SOURCE DATA
┄┄┄┄┄┄
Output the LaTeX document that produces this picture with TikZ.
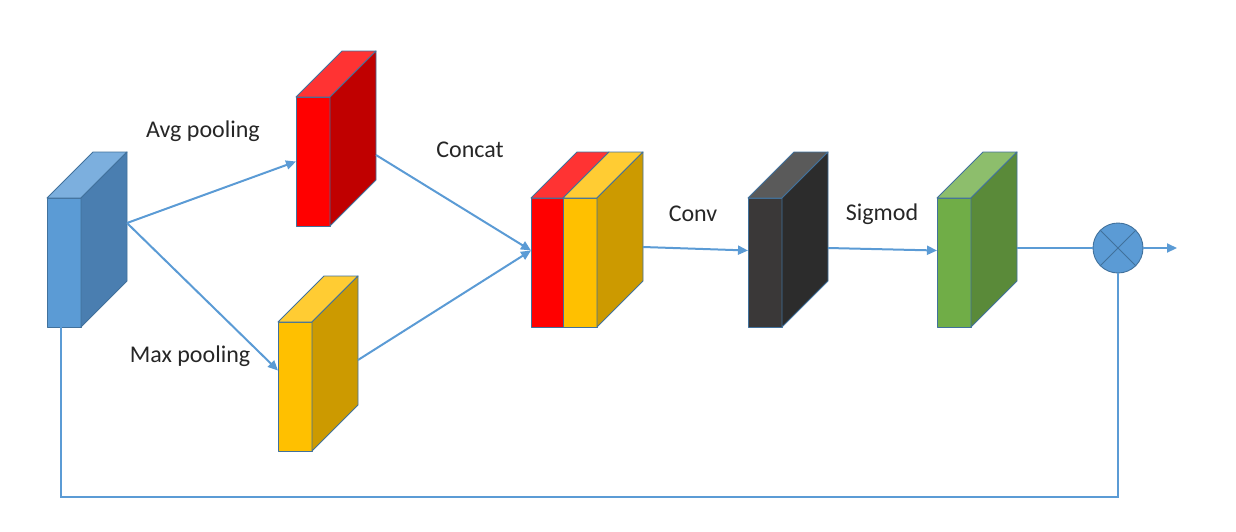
\documentclass[tikz,border=0pt]{standalone}
\usepackage{fontspec}
\setmainfont{Carlito}
\usetikzlibrary{arrows.meta}

\definecolor{linkblue}{HTML}{5B9BD5}
\definecolor{edgeblue}{HTML}{41719C}
\definecolor{bluefront}{HTML}{5B9BD5}
\definecolor{bluetop}{HTML}{7CAFDE}
\definecolor{blueside}{HTML}{4A7EB0}
\definecolor{redfront}{HTML}{FF0000}
\definecolor{redtop}{HTML}{FF3333}
\definecolor{redside}{HTML}{C00000}
\definecolor{yelfront}{HTML}{FFC000}
\definecolor{yeltop}{HTML}{FFCC33}
\definecolor{yelside}{HTML}{CC9A00}
\definecolor{darkfront}{HTML}{3A3838}
\definecolor{darktop}{HTML}{5A5A5A}
\definecolor{darkside}{HTML}{2C2C2C}
\definecolor{grnfront}{HTML}{70AD47}
\definecolor{grntop}{HTML}{8DBE6C}
\definecolor{grnside}{HTML}{5A8A39}

\tikzset{
    face/.style={draw=edgeblue, line width=0.9pt, line join=round},
    front/.style={face, anchor=north west, minimum width=34pt, minimum height=129pt, inner sep=0pt, outer sep=0pt},
    wire/.style={draw=linkblue, line width=2pt},
    link/.style={wire, -{Triangle[length=10pt,width=9pt]}},
    caption/.style={font=\fontsize{24}{28}\selectfont, text=black!85, inner sep=0pt}
}

% name, front top-left corner, front, top, side
\newcommand{\featbox}[5]{%
    \node[front, fill=#3] (#1) at (#2) {};
    \coordinate (#1 back) at ([shift={(46,-46)}]#1.north east);
    \filldraw[face, fill=#4] (#1.north west) -- (#1.north east) -- (#1 back) -- ([shift={(46,-46)}]#1.north west) -- cycle;
    \filldraw[face, fill=#5] (#1.north east) -- (#1 back) -- ([shift={(0,129)}]#1 back) -- (#1.south east) -- cycle;
}

\begin{document}
\begin{tikzpicture}[x=1pt, y=-1pt]
    \useasboundingbox (0,0) rectangle (1236,531);

    \featbox{input}{47,198}{bluefront}{bluetop}{blueside}
    \featbox{avg}{296,97}{redfront}{redtop}{redside}
    \featbox{maxp}{278,322}{yelfront}{yeltop}{yelside}

    % concat: red slice in front of the yellow block
    \node[front, fill=redfront, minimum width=32pt] (concatR) at (531,198) {};
    \filldraw[face, fill=redtop] (concatR.north west) -- (concatR.north east) -- ++(46,-46) -- ([shift={(46,-46)}]concatR.north west) -- cycle;
    \featbox{concatY}{563,198}{yelfront}{yeltop}{yelside}

    \featbox{conv}{748,198}{darkfront}{darktop}{darkside}
    \featbox{sig}{937,198}{grnfront}{grntop}{grnside}

    \node[circle, draw=edgeblue, fill=bluefront, line width=0.9pt, minimum size=50pt, inner sep=0pt] (mult) at (1118,248) {};
    \draw[edgeblue, line width=0.9pt] (mult.north west) -- (mult.south east) (mult.north east) -- (mult.south west);
    \coordinate (out) at (1177,248);

    % labels
    \node[caption] (lavg) at (203,131) {Avg pooling};
    \node[caption] (lmax) at (190,356) {Max pooling};
    \node[caption] (lcat) at (470,150) {Concat};
    \node[caption] (lconv) at (693,214) {Conv};
    \node[caption] (lsig) at (882,214) {Sigmod};

    % connectors
    \draw[link] ([shift={(0,71)}]input back) -- (avg.west);
    \draw[link] ([shift={(0,71)}]input back) -- ([shift={(0,-16)}]maxp.west);
    \draw[link] ([shift={(0,104)}]avg back) -- ([shift={(0,-12)}]concatR.west);
    \draw[link] ([shift={(0,84)}]maxp back) -- ([shift={(0,-12)}]concatR.west);
    \draw[link] ([shift={(0,95)}]concatY back) -- ([shift={(0,-12)}]conv.west);
    \draw[link] ([shift={(0,96)}]conv back) -- ([shift={(0,-12)}]sig.west);
    \draw[wire] ([shift={(0,96)}]sig back) -- (mult.west);
    \draw[link] (mult.east) -- (out);
    \draw[wire] ([xshift=-3pt]input.south) -- ++(0,170) -| (mult.south);
\end{tikzpicture}
\end{document}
┄┄┄┄┄┄
TASK OBJECTIVE
Copy each line above precisely, dropping the pictures.

RESULT OF THE TASK
Output the LaTeX document that produces this picture with TikZ.
\documentclass[tikz,border=0pt]{standalone}
\usepackage{fontspec}
\setmainfont{Carlito}
\usetikzlibrary{arrows.meta}

\definecolor{linkblue}{HTML}{5B9BD5}
\definecolor{edgeblue}{HTML}{41719C}
\definecolor{bluefront}{HTML}{5B9BD5}
\definecolor{bluetop}{HTML}{7CAFDE}
\definecolor{blueside}{HTML}{4A7EB0}
\definecolor{redfront}{HTML}{FF0000}
\definecolor{redtop}{HTML}{FF3333}
\definecolor{redside}{HTML}{C00000}
\definecolor{yelfront}{HTML}{FFC000}
\definecolor{yeltop}{HTML}{FFCC33}
\definecolor{yelside}{HTML}{CC9A00}
\definecolor{darkfront}{HTML}{3A3838}
\definecolor{darktop}{HTML}{5A5A5A}
\definecolor{darkside}{HTML}{2C2C2C}
\definecolor{grnfront}{HTML}{70AD47}
\definecolor{grntop}{HTML}{8DBE6C}
\definecolor{grnside}{HTML}{5A8A39}

\tikzset{
    face/.style={draw=edgeblue, line width=0.9pt, line join=round},
    front/.style={face, anchor=north west, minimum width=34pt, minimum height=129pt, inner sep=0pt, outer sep=0pt},
    wire/.style={draw=linkblue, line width=2pt},
    link/.style={wire, -{Triangle[length=10pt,width=9pt]}},
    caption/.style={font=\fontsize{24}{28}\selectfont, text=black!85, inner sep=0pt}
}

% name, front top-left corner, front, top, side
\newcommand{\featbox}[5]{%
    \node[front, fill=#3] (#1) at (#2) {};
    \coordinate (#1 back) at ([shift={(46,-46)}]#1.north east);
    \filldraw[face, fill=#4] (#1.north west) -- (#1.north east) -- (#1 back) -- ([shift={(46,-46)}]#1.north west) -- cycle;
    \filldraw[face, fill=#5] (#1.north east) -- (#1 back) -- ([shift={(0,129)}]#1 back) -- (#1.south east) -- cycle;
}

\begin{document}
\begin{tikzpicture}[x=1pt, y=-1pt]
    \useasboundingbox (0,0) rectangle (1236,531);

    \featbox{input}{47,198}{bluefront}{bluetop}{blueside}
    \featbox{avg}{296,97}{redfront}{redtop}{redside}
    \featbox{maxp}{278,322}{yelfront}{yeltop}{yelside}

    % concat: red slice in front of the yellow block
    \node[front, fill=redfront, minimum width=32pt] (concatR) at (531,198) {};
    \filldraw[face, fill=redtop] (concatR.north west) -- (concatR.north east) -- ++(46,-46) -- ([shift={(46,-46)}]concatR.north west) -- cycle;
    \featbox{concatY}{563,198}{yelfront}{yeltop}{yelside}

    \featbox{conv}{748,198}{darkfront}{darktop}{darkside}
    \featbox{sig}{937,198}{grnfront}{grntop}{grnside}

    \node[circle, draw=edgeblue, fill=bluefront, line width=0.9pt, minimum size=50pt, inner sep=0pt] (mult) at (1118,248) {};
    \draw[edgeblue, line width=0.9pt] (mult.north west) -- (mult.south east) (mult.north east) -- (mult.south west);
    \coordinate (out) at (1177,248);

    % labels
    \node[caption] (lavg) at (203,131) {Avg pooling};
    \node[caption] (lmax) at (190,356) {Max pooling};
    \node[caption] (lcat) at (470,150) {Concat};
    \node[caption] (lconv) at (693,214) {Conv};
    \node[caption] (lsig) at (882,214) {Sigmod};

    % connectors
    \draw[link] ([shift={(0,71)}]input back) -- (avg.west);
    \draw[link] ([shift={(0,71)}]input back) -- ([shift={(0,-16)}]maxp.west);
    \draw[link] ([shift={(0,104)}]avg back) -- ([shift={(0,-12)}]concatR.west);
    \draw[link] ([shift={(0,84)}]maxp back) -- ([shift={(0,-12)}]concatR.west);
    \draw[link] ([shift={(0,95)}]concatY back) -- ([shift={(0,-12)}]conv.west);
    \draw[link] ([shift={(0,96)}]conv back) -- ([shift={(0,-12)}]sig.west);
    \draw[wire] ([shift={(0,96)}]sig back) -- (mult.west);
    \draw[link] (mult.east) -- (out);
    \draw[wire] ([xshift=-3pt]input.south) -- ++(0,170) -| (mult.south);
\end{tikzpicture}
\end{document}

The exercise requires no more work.